His loose black T-shirt billows with the force of the wind. This is the moment. The gathered on-lookers watch him, and though he has made it to the rail, nearly to the end, he looses his balance. His arms are still out to the sides for balance, his right foot tilts awkwardly on the board, just about to fall off the platform completely. His right foot is bent and raised slightly towards his chest. He knows what’s coming, and he smiles.

The trick has failed. There will be a fall, he will have to roll as he always does and duck his head, and just as he feels his entire body shifting with gravity, he smiles. Another attempt that has failed. But after the fall, he will try again. There will be a line of guys, they’ll attempt the same trick. And he’ll be standing there, watching them, as they watch him now. As he waits for another turn, he’ll watch their footing, the speed with which they approach the rail, the timing and pressure on the nose of the board. He’ll watch it all, looking for another subtle movement to use and push him along. It’s balance, timing. Above all, it is will. There is so much to remember and execute, he has to do it within seconds. If they are watching him from the sidelines, they’re learning from his mistake, just as he learns from them. He smiles. It was a good attempt, another jump into the unknown, taking all the knowledge he could remember and use. And though he jumped, though he ground the wheels for a few feet, it just wasn’t right. When he falls, the sun will still be shining. The clouds will still be scattered. He will be one jump wiser. If he can just remember it all, he can try it again.

For the brief moment, he is suspended, not quite the victor, not quite the fallen. He knows his mistake. He smiles and waits for the crash.
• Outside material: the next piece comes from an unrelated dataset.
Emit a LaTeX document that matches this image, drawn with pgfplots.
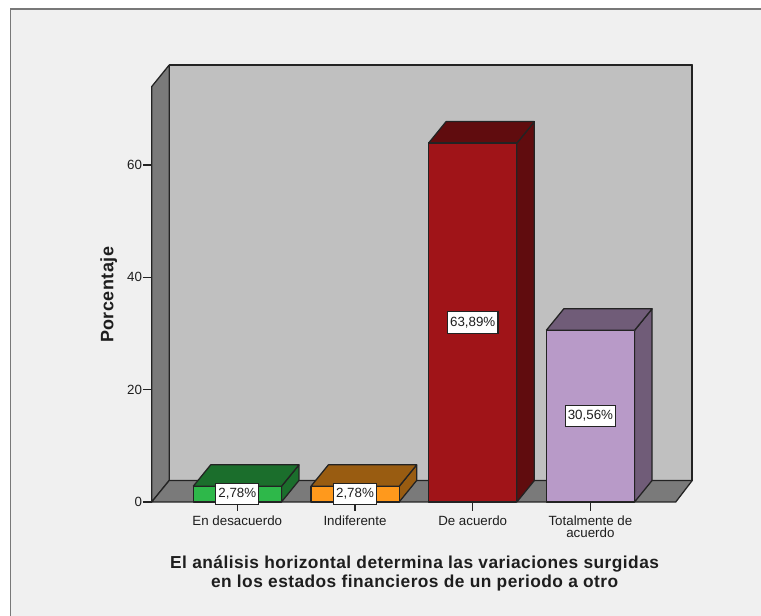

Thursday, October 29, 2009

The Question

There has been a lifetime without understanding. A simple word. As though words were simple. As though a mere string of letters could ever begin to describe the shifting of something so subtle. Uttered, spoken, shouted with disgust, thought of with envy. A word. The simple word. The complex word. The question remains, what is it? The study has given me more questions. The statements, the answers, the thoughts, the ideas…they have all fallen, one by one. 2,4 ,6, 12, 16…the understanding has fallen, there never was an understanding, just the knee-jerk recollection of the letters.
How many more words are there? How many more ideas…how many more things that are stored up with no real study, with no real questioning? There is a lifetime of rusty accumulation. A lifetime of words, a lifetime of supposed understanding and usage. I ride the wheel and I am left holding an empty bag. The wind blows and I hear an echo. I truly don’t know. I have never known. Each thought is an elusive grasp into the fog of truth.
For what is truth? What is understanding? What is power? Traces run along the ground, I run my fingers along their trail. But where do they come from and where do they go? I look forwards, backwards, I call to my friend… “where are you?” there is no answer, just another gust of wind.
I have been listening to the sound of wind, the sound of dust hitting a window over and over. I have listened to its bell for three decades. I have called to it, played with it, danced with it…I have never known it. I have never looked beneath that skirt, never studied the shape of the long first letter, the curve of the last. And I haven’t looked in. I haven’t felt the muddled ball that whirls in a fog of letters and symbols and blue and black. I think I see traces, I think I can poke it…and maybe, maybe…but I look into the distance with squinted eyes. I look out and know that the earth is covered in fog and letters dance in the wind and my fingers are covered in slime and my mind is coated in an even thicker sludge.
First, I will need to scrape the green ooze off. First, I will need to sit with the stillness, the evaporated shapes, the missing thoughts. This is not ignorance, this is the understanding that I have never held between my fingers.